Egypt’s Central Security Forces (CSF) forcibly dispersed the few demonstrators who remained in Tahrir Square following yesterday’s Friday of One Demand mass protest.
Riot police dismantled the few tents left over from yesterday and have reportedly arrested several activists in the process to completely evacuate the square.
Most of the political forces that took part in Friday’s demonstration opted not to stage a sit-in at Tahrir, leaving defenceless a handful of protesters -- who decided otherwise -- against police in the epicentre of the January 25 Revolution.
Al-Masry Al-Youm journalist Abanoub Emad said he was “dragged and beaten before the eyes of a [police] general and brigadier general while [I was] covering the evacuation of Tahrir.
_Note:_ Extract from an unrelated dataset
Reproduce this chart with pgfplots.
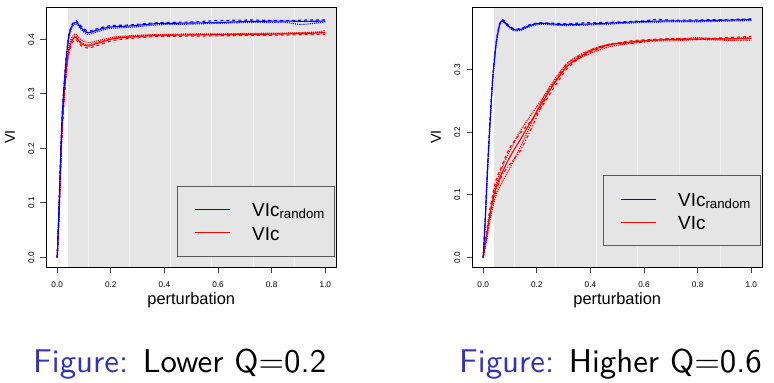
\documentclass[border=0pt]{standalone}
\usepackage{fontspec}
\setmainfont{Liberation Sans}
\newfontfamily\capfont{lmsans10-regular.otf}
\usepackage{pgfplots}
\pgfplotsset{compat=1.18}
\definecolor{bggray}{RGB}{229,229,229}
\definecolor{gridw}{RGB}{240,240,240}
\definecolor{rblue}{RGB}{0,0,255}
\definecolor{rred}{RGB}{255,0,0}
\definecolor{lblue}{RGB}{0,0,254}
\definecolor{lred}{RGB}{254,0,0}
\definecolor{struct}{RGB}{51,51,179}
\newcommand{\randsub}{\raisebox{-1.5bp}{\fontsize{13.3}{14}\selectfont random}}
\pgfplotsset{
  rplot/.style={
    width=289.5bp, height=260bp, scale only axis, anchor=south west,
    xmin=-0.04, xmax=1.04, axis on top,
    tick align=outside, xtick pos=left, ytick pos=left,
    major tick length=6bp,
    tick style={black!75, line width=0.8bp},
    axis line style={black, line width=0.9bp},
    /pgf/number format/assume math mode=true,
    xtick={0,0.2,0.4,0.6,0.8,1},
    xticklabels={0.0,0.2,0.4,0.6,0.8,1.0},
    ticklabel style={font=\fontsize{8.3}{9}\selectfont, inner sep=0pt},
    xticklabel style={anchor=north},
    yticklabel style={rotate=90, anchor=south},
    xticklabel shift=8.5bp, yticklabel shift=6bp,
    every axis x label/.style={at={([yshift=-38bp]rel axis cs:0.5,0)}, anchor=base, inner sep=0pt, font=\fontsize{16.5}{18}\selectfont},
    every axis y label/.style={at={([xshift=-31.5bp]rel axis cs:0,0.5)}, rotate=90, anchor=south, inner sep=0pt, font=\fontsize{14.5}{16}\selectfont},
    xlabel={perturbation}, ylabel={VI},
  },
  bl/.style={rblue, line width=1.1bp, smooth, tension=0.4},
  rl/.style={rred, line width=1.1bp, smooth, tension=0.4},
}
\tikzset{legtxt/.style={anchor=base west, inner sep=0pt, font=\fontsize{19}{22}\selectfont}}
\begin{document}
\begin{tikzpicture}
\path[use as bounding box] (0,0) rectangle (774bp,383bp);
% ---------------- left: Q = 0.2
\begin{axis}[rplot, at={(46.5bp,116bp)}, ymin=-0.0177, ymax=0.4594,
  ytick={0,0.1,0.2,0.3,0.4}, yticklabels={0.0,0.1,0.2,0.3,0.4}]
\fill[bggray] (axis cs:0.04,-0.0177) rectangle (axis cs:1.04,0.4594);
\draw[gridw, line width=0.8bp] (axis cs:0.118,-0.0177) -- (axis cs:0.118,0.4594);
\draw[gridw, line width=0.8bp] (axis cs:0.271,-0.0177) -- (axis cs:0.271,0.4594);
\draw[gridw, line width=0.8bp] (axis cs:0.424,-0.0177) -- (axis cs:0.424,0.4594);
\draw[gridw, line width=0.8bp] (axis cs:0.577,-0.0177) -- (axis cs:0.577,0.4594);
\draw[gridw, line width=0.8bp] (axis cs:0.731,-0.0177) -- (axis cs:0.731,0.4594);
\draw[gridw, line width=0.8bp] (axis cs:0.884,-0.0177) -- (axis cs:0.884,0.4594);
% legend (drawn first; no data crosses it)
\draw[black!65, line width=1bp, fill=bggray] (rel axis cs:0.4542,0.0423) rectangle (rel axis cs:0.9931,0.3115);
\addplot[lblue, line width=1bp] coordinates {(0.514,0.0869) (0.6446,0.0869)};
\addplot[lred, line width=1bp] coordinates {(0.514,0.0465) (0.6446,0.0465)};
\node[legtxt] at (rel axis cs:0.7098,0.1923) {VIc\randsub};
\node[legtxt] at (rel axis cs:0.7098,0.1038) {VIc};
% red bundle
\addplot[rl] coordinates {(0,0) (0.0087,0.108) (0.015,0.2) (0.021,0.26) (0.03,0.3217) (0.04,0.3706) (0.052,0.395) (0.068,0.404) (0.0896,0.392) (0.1144,0.3877) (0.1455,0.392) (0.208,0.401) (0.28,0.4045) (0.369,0.407) (0.5,0.408) (0.6,0.4085) (0.72,0.409) (0.85,0.410) (0.967,0.4116) (1.0,0.413)};
\addplot[rl, densely dotted] coordinates {(0,0) (0.0087,0.114) (0.015,0.207) (0.021,0.267) (0.03,0.328) (0.04,0.377) (0.052,0.401) (0.068,0.410) (0.0896,0.399) (0.1144,0.394) (0.1455,0.397) (0.208,0.404) (0.28,0.407) (0.369,0.409) (0.5,0.410) (0.6,0.410) (0.72,0.411) (0.85,0.4115) (0.967,0.4135) (1.0,0.4165)};
\addplot[rl, dashed] coordinates {(0,0) (0.0087,0.100) (0.015,0.192) (0.021,0.252) (0.03,0.315) (0.04,0.365) (0.052,0.390) (0.068,0.400) (0.0896,0.388) (0.1144,0.384) (0.1455,0.388) (0.208,0.398) (0.28,0.402) (0.369,0.405) (0.5,0.406) (0.6,0.4065) (0.72,0.407) (0.85,0.408) (0.967,0.409) (1.0,0.409)};
\addplot[rl, densely dotted] coordinates {(0,0) (0.0087,0.104) (0.015,0.196) (0.021,0.257) (0.03,0.319) (0.04,0.368) (0.052,0.397) (0.068,0.406) (0.0896,0.394) (0.1144,0.390) (0.1455,0.394) (0.208,0.402) (0.28,0.406) (0.369,0.408) (0.5,0.409) (0.6,0.4095) (0.72,0.410) (0.85,0.4105) (0.967,0.4125) (1.0,0.411)};
% blue bundle
\addplot[bl] coordinates {(0,0) (0.005,0.065) (0.011,0.157) (0.0175,0.248) (0.025,0.31) (0.0336,0.3645) (0.0436,0.407) (0.056,0.4257) (0.071,0.4318) (0.0896,0.4208) (0.1144,0.4122) (0.1455,0.4165) (0.195,0.4226) (0.27,0.4245) (0.37,0.4288) (0.5,0.430) (0.6,0.431) (0.72,0.433) (0.85,0.4335) (0.93,0.433) (1.0,0.4336)};
\addplot[bl, dashed] coordinates {(0,0) (0.005,0.070) (0.011,0.165) (0.0175,0.255) (0.025,0.316) (0.0336,0.368) (0.0436,0.410) (0.056,0.428) (0.071,0.434) (0.0896,0.424) (0.1144,0.415) (0.1455,0.419) (0.195,0.425) (0.27,0.4265) (0.37,0.4305) (0.5,0.432) (0.6,0.4345) (0.72,0.4355) (0.85,0.4345) (0.93,0.4355) (1.0,0.4355)};
\addplot[bl, densely dotted] coordinates {(0,0) (0.005,0.060) (0.011,0.150) (0.0175,0.240) (0.025,0.304) (0.0336,0.360) (0.0436,0.403) (0.056,0.423) (0.071,0.429) (0.0896,0.418) (0.1144,0.409) (0.1455,0.4135) (0.195,0.420) (0.27,0.422) (0.37,0.4265) (0.5,0.428) (0.6,0.4295) (0.72,0.431) (0.85,0.431) (0.9,0.4275) (0.93,0.428) (1.0,0.432)};
\end{axis}
% ---------------- right: Q = 0.6
\begin{axis}[rplot, at={(472.5bp,116bp)}, ymin=-0.0154, ymax=0.4001,
  ytick={0,0.1,0.2,0.3}, yticklabels={0.0,0.1,0.2,0.3}]
\fill[bggray] (axis cs:0.04,-0.0154) rectangle (axis cs:1.04,0.4001);
\draw[gridw, line width=0.8bp] (axis cs:0.116,-0.0154) -- (axis cs:0.116,0.4001);
\draw[gridw, line width=0.8bp] (axis cs:0.270,-0.0154) -- (axis cs:0.270,0.4001);
\draw[gridw, line width=0.8bp] (axis cs:0.424,-0.0154) -- (axis cs:0.424,0.4001);
\draw[gridw, line width=0.8bp] (axis cs:0.577,-0.0154) -- (axis cs:0.577,0.4001);
\draw[gridw, line width=0.8bp] (axis cs:0.731,-0.0154) -- (axis cs:0.731,0.4001);
\draw[gridw, line width=0.8bp] (axis cs:0.884,-0.0154) -- (axis cs:0.884,0.4001);
% legend (drawn first; no data crosses it)
\draw[black!65, line width=1bp, fill=bggray] (rel axis cs:0.4542,0.0808) rectangle (rel axis cs:0.9965,0.35);
\addplot[lblue, line width=1bp] coordinates {(0.514,0.0917) (0.6446,0.0917)};
\addplot[lred, line width=1bp] coordinates {(0.514,0.0565) (0.6446,0.0565)};
\node[legtxt] at (rel axis cs:0.7098,0.2308) {VIc\randsub};
\node[legtxt] at (rel axis cs:0.7098,0.1423) {VIc};
% red bundle
\addplot[rl] coordinates {(0,0) (0.014,0.038) (0.026,0.070) (0.045,0.108) (0.07,0.135) (0.1,0.161) (0.138,0.188) (0.182,0.220) (0.219,0.247) (0.262,0.276) (0.312,0.305) (0.362,0.321) (0.412,0.332) (0.474,0.340) (0.549,0.344) (0.623,0.347) (0.7,0.348) (0.8,0.349) (0.9,0.349) (1.0,0.350)};
\addplot[rl, dashed] coordinates {(0,0) (0.014,0.046) (0.026,0.080) (0.045,0.120) (0.07,0.147) (0.1,0.176) (0.138,0.198) (0.182,0.220) (0.219,0.241) (0.262,0.270) (0.312,0.301) (0.362,0.319) (0.412,0.330) (0.474,0.340) (0.549,0.346) (0.623,0.348) (0.7,0.350) (0.8,0.349) (0.9,0.351) (1.0,0.353)};
\addplot[rl, densely dotted] coordinates {(0,0) (0.014,0.030) (0.026,0.060) (0.045,0.096) (0.07,0.120) (0.1,0.143) (0.138,0.176) (0.182,0.216) (0.219,0.251) (0.262,0.282) (0.312,0.310) (0.362,0.324) (0.412,0.334) (0.474,0.341) (0.549,0.344) (0.623,0.346) (0.7,0.346) (0.8,0.348) (0.9,0.347) (1.0,0.347)};
\addplot[rl, densely dotted] coordinates {(0,0) (0.014,0.042) (0.026,0.076) (0.045,0.113) (0.07,0.143) (0.1,0.171) (0.138,0.202) (0.182,0.230) (0.219,0.253) (0.262,0.278) (0.312,0.305) (0.362,0.319) (0.412,0.328) (0.474,0.337) (0.549,0.342) (0.623,0.347) (0.7,0.348) (0.8,0.351) (0.9,0.349) (1.0,0.352)};
\addplot[rl, dashdotted] coordinates {(0,0) (0.014,0.034) (0.026,0.065) (0.045,0.102) (0.07,0.131) (0.1,0.149) (0.138,0.170) (0.182,0.208) (0.219,0.243) (0.262,0.278) (0.312,0.309) (0.362,0.323) (0.412,0.333) (0.474,0.341) (0.549,0.342) (0.623,0.345) (0.7,0.349) (0.8,0.348) (0.9,0.350) (1.0,0.349)};
% blue bundle
\addplot[bl] coordinates {(0,0) (0.0075,0.06) (0.016,0.14) (0.026,0.22) (0.036,0.289) (0.0485,0.343) (0.061,0.372) (0.072,0.3787) (0.088,0.372) (0.113,0.364) (0.138,0.364) (0.175,0.3707) (0.213,0.374) (0.3,0.372) (0.4,0.373) (0.5,0.375) (0.6,0.377) (0.7,0.378) (0.8,0.378) (0.9,0.379) (1.0,0.380)};
\addplot[bl, dashed] coordinates {(0,0) (0.0075,0.064) (0.016,0.145) (0.026,0.225) (0.036,0.292) (0.0485,0.345) (0.061,0.3735) (0.072,0.380) (0.088,0.3735) (0.113,0.3655) (0.138,0.3655) (0.175,0.372) (0.213,0.375) (0.3,0.3735) (0.4,0.375) (0.5,0.376) (0.6,0.378) (0.65,0.3805) (0.7,0.379) (0.8,0.3795) (0.9,0.380) (1.0,0.381)};
\addplot[bl, densely dotted] coordinates {(0,0) (0.0075,0.056) (0.016,0.135) (0.026,0.215) (0.036,0.286) (0.0485,0.341) (0.061,0.3705) (0.072,0.3775) (0.088,0.3705) (0.113,0.3625) (0.138,0.3625) (0.175,0.369) (0.213,0.3725) (0.3,0.3705) (0.4,0.3715) (0.5,0.3735) (0.6,0.3755) (0.7,0.3765) (0.8,0.3765) (0.9,0.3775) (1.0,0.3785)};
\end{axis}
% captions
\node[anchor=base west, inner sep=0pt, font=\capfont\fontsize{33}{40}\selectfont] at (33bp,11bp) {\textcolor{struct}{Figure:} Lower Q=0.2};
\node[anchor=base west, inner sep=0pt, font=\capfont\fontsize{33}{40}\selectfont] at (459bp,11bp) {\textcolor{struct}{Figure:} Higher Q=0.6};
\end{tikzpicture}
\end{document}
They also took from me Al-Masry Al-Youm’s camera.”
In a following tweet he said: “I’m fine but feel tired of the beating.” He later added that he got his camera back only to find all the content on it deleted.
@OmniaKhalil said: “The central security personnel pushed me and beat [the guy] next to me. They also cursed me.”
Associated Press reported that the agency’s cameraman saw police arrest three people who refused to leave Tahrir.
Jonathan Rashad, who describes himself on the micro-blogging site, Twitter, as a revolutionary photographer, said: “Just saw a beaten protester lying on the ground, surrounded by CSF troops.”
Some pictures Rashad posted on Twitter showed that the police have once again surrounded the central island of Tahrir, preventing anyone from getting in it.
An Ahram Online reporter later said the police forces suddenly withdrew from Tahrir as some 200 protesters managed to return to the central island.
Shortly after, six CSF blue vans were stoned as they left the Ministry of Interior’s headquarters and through Tahrir by the angry protesters, who are still adamant to occupy the central island.
It is the second time for Tahrir Square to see a sit-in forcibly dispersed.
The first one was on 1 August when military police attacked and injured a number of the protesters who were camping out in protest in the iconic Tahrir Square.
That sit-in started on 8 July to demand the fulfilment of the unmet demands of the revolution.
People began leaving the square gradually by the end of July, which enabled military police to evacuate the square by the beginning of the fasting month of Ramadan. At the time, the incident turned up the heat on the already under fire military council.
For a while afterwards, joint military and police forces were keen to prevent protesters from gathering on the central island in Tahrir Square. Later, however, it hosted other million-man marches.